### What is asked
Below is a listing to write out in full, exactly as given, without its pictures.

### Extracted material
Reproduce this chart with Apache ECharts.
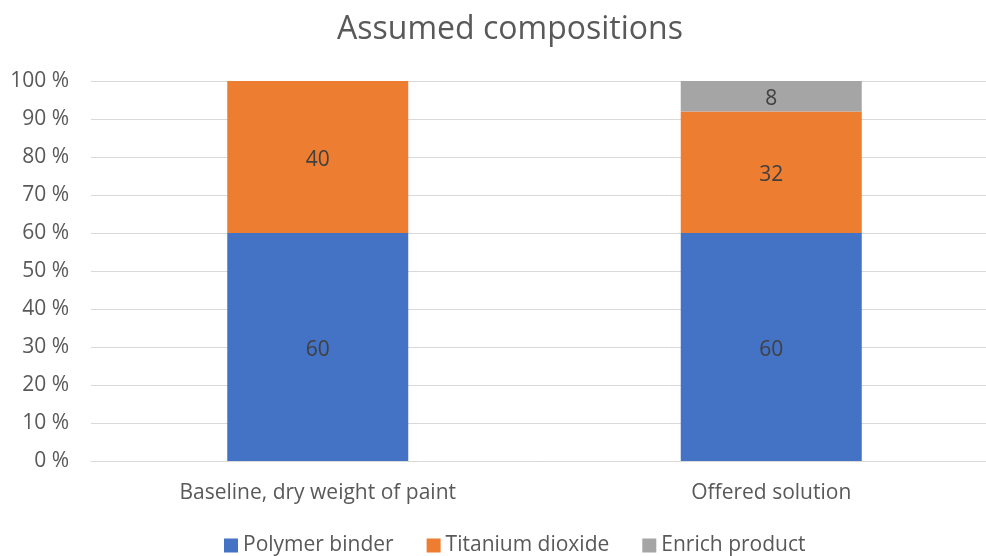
<!DOCTYPE html>
<html>
<head>
<meta charset="utf-8">
<script src="https://cdn.jsdelivr.net/npm/echarts@6/dist/echarts.min.js"></script>
<style>
  html, body { margin: 0; padding: 0; background: #fff; }
  #chart { width: 986px; height: 556px; }
</style>
</head>
<body>
<div id="chart"></div>
<script>
// Composition data (percent of dry weight)
const categories = ['Baseline, dry weight of paint', 'Offered solution'];
const polymerBinder = [60, 60];
const titaniumDioxide = [40, 32];
const enrichProduct = [null, 8];
const yTicks = [0, 10, 20, 30, 40, 50, 60, 70, 80, 90, 100];

const FONT = 'Open Sans';
const chart = echarts.init(document.getElementById('chart'));

function barSeries(name, data, color) {
  return {
    name: name,
    type: 'bar',
    stack: 'total',
    data: data,
    barWidth: 181,
    itemStyle: { color: color },
    label: {
      show: true,
      position: 'inside',
      offset: [0, 3],
      color: '#404040',
      fontSize: 21,
      fontFamily: FONT,
      formatter: p => (p.value == null ? '' : String(p.value))
    },
    emphasis: { disabled: true }
  };
}

chart.setOption({
  animation: false,
  textStyle: { fontFamily: FONT },
  title: {
    text: 'Assumed compositions',
    left: 505,
    textAlign: 'center',
    top: 9,
    textStyle: { color: '#595959', fontSize: 32, fontWeight: 'normal', fontFamily: FONT }
  },
  legend: {
    data: ['Polymer binder', 'Titanium dioxide', 'Enrich product'],
    top: 530,
    left: 219,
    itemWidth: 14,
    itemHeight: 14,
    itemGap: 33,
    icon: 'rect',
    textStyle: { color: '#595959', fontSize: 21, fontFamily: FONT }
  },
  grid: { left: 91, width: 907, top: 81, bottom: 95, outerBoundsMode: 'none', containLabel: false },
  xAxis: {
    type: 'category',
    data: categories,
    axisLine: { lineStyle: { color: '#d9d9d9', width: 1 } },
    axisTick: { show: false },
    axisLabel: { color: '#595959', fontSize: 21, fontFamily: FONT, margin: 22 }
  },
  yAxis: {
    type: 'value',
    min: yTicks[0],
    max: yTicks[yTicks.length - 1],
    interval: 10,
    axisLine: { show: false },
    axisTick: { show: false },
    splitLine: { lineStyle: { color: '#d9d9d9', width: 1 } },
    axisLabel: { color: '#595959', fontSize: 21, fontFamily: FONT, margin: 22, formatter: v => v + ' %' }
  },
  series: [
    barSeries('Polymer binder', polymerBinder, '#4472C4'),
    barSeries('Titanium dioxide', titaniumDioxide, '#ED7D31'),
    barSeries('Enrich product', enrichProduct, '#A5A5A5')
  ]
});
</script>
</body>
</html>
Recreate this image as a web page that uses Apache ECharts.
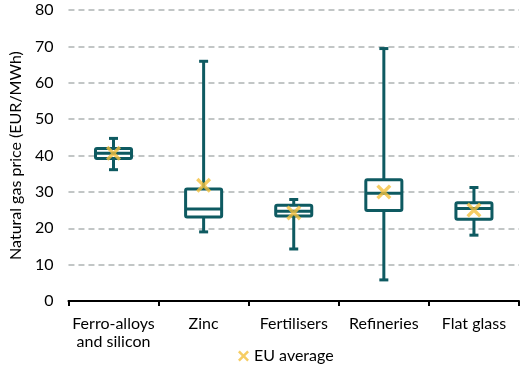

### Task solution
Reproduce this chart with Apache ECharts.
<!DOCTYPE html>
<html>
<head>
<meta charset="utf-8">
<script src="https://cdn.jsdelivr.net/npm/echarts@6/dist/echarts.min.js"></script>
<style>
  html, body { margin: 0; padding: 0; background: #fff; }
  #chart { width: 986px; height: 556px; }
</style>
</head>
<body>
<div id="chart"></div>
<script>
// Composition data (percent of dry weight)
const categories = ['Baseline, dry weight of paint', 'Offered solution'];
const polymerBinder = [60, 60];
const titaniumDioxide = [40, 32];
const enrichProduct = [null, 8];
const yTicks = [0, 10, 20, 30, 40, 50, 60, 70, 80, 90, 100];

const FONT = 'Open Sans';
const chart = echarts.init(document.getElementById('chart'));

function barSeries(name, data, color) {
  return {
    name: name,
    type: 'bar',
    stack: 'total',
    data: data,
    barWidth: 181,
    itemStyle: { color: color },
    label: {
      show: true,
      position: 'inside',
      offset: [0, 3],
      color: '#404040',
      fontSize: 21,
      fontFamily: FONT,
      formatter: p => (p.value == null ? '' : String(p.value))
    },
    emphasis: { disabled: true }
  };
}

chart.setOption({
  animation: false,
  textStyle: { fontFamily: FONT },
  title: {
    text: 'Assumed compositions',
    left: 505,
    textAlign: 'center',
    top: 9,
    textStyle: { color: '#595959', fontSize: 32, fontWeight: 'normal', fontFamily: FONT }
  },
  legend: {
    data: ['Polymer binder', 'Titanium dioxide', 'Enrich product'],
    top: 530,
    left: 219,
    itemWidth: 14,
    itemHeight: 14,
    itemGap: 33,
    icon: 'rect',
    textStyle: { color: '#595959', fontSize: 21, fontFamily: FONT }
  },
  grid: { left: 91, width: 907, top: 81, bottom: 95, outerBoundsMode: 'none', containLabel: false },
  xAxis: {
    type: 'category',
    data: categories,
    axisLine: { lineStyle: { color: '#d9d9d9', width: 1 } },
    axisTick: { show: false },
    axisLabel: { color: '#595959', fontSize: 21, fontFamily: FONT, margin: 22 }
  },
  yAxis: {
    type: 'value',
    min: yTicks[0],
    max: yTicks[yTicks.length - 1],
    interval: 10,
    axisLine: { show: false },
    axisTick: { show: false },
    splitLine: { lineStyle: { color: '#d9d9d9', width: 1 } },
    axisLabel: { color: '#595959', fontSize: 21, fontFamily: FONT, margin: 22, formatter: v => v + ' %' }
  },
  series: [
    barSeries('Polymer binder', polymerBinder, '#4472C4'),
    barSeries('Titanium dioxide', titaniumDioxide, '#ED7D31'),
    barSeries('Enrich product', enrichProduct, '#A5A5A5')
  ]
});
</script>
</body>
</html>
Recreate this image as a web page that uses Apache ECharts.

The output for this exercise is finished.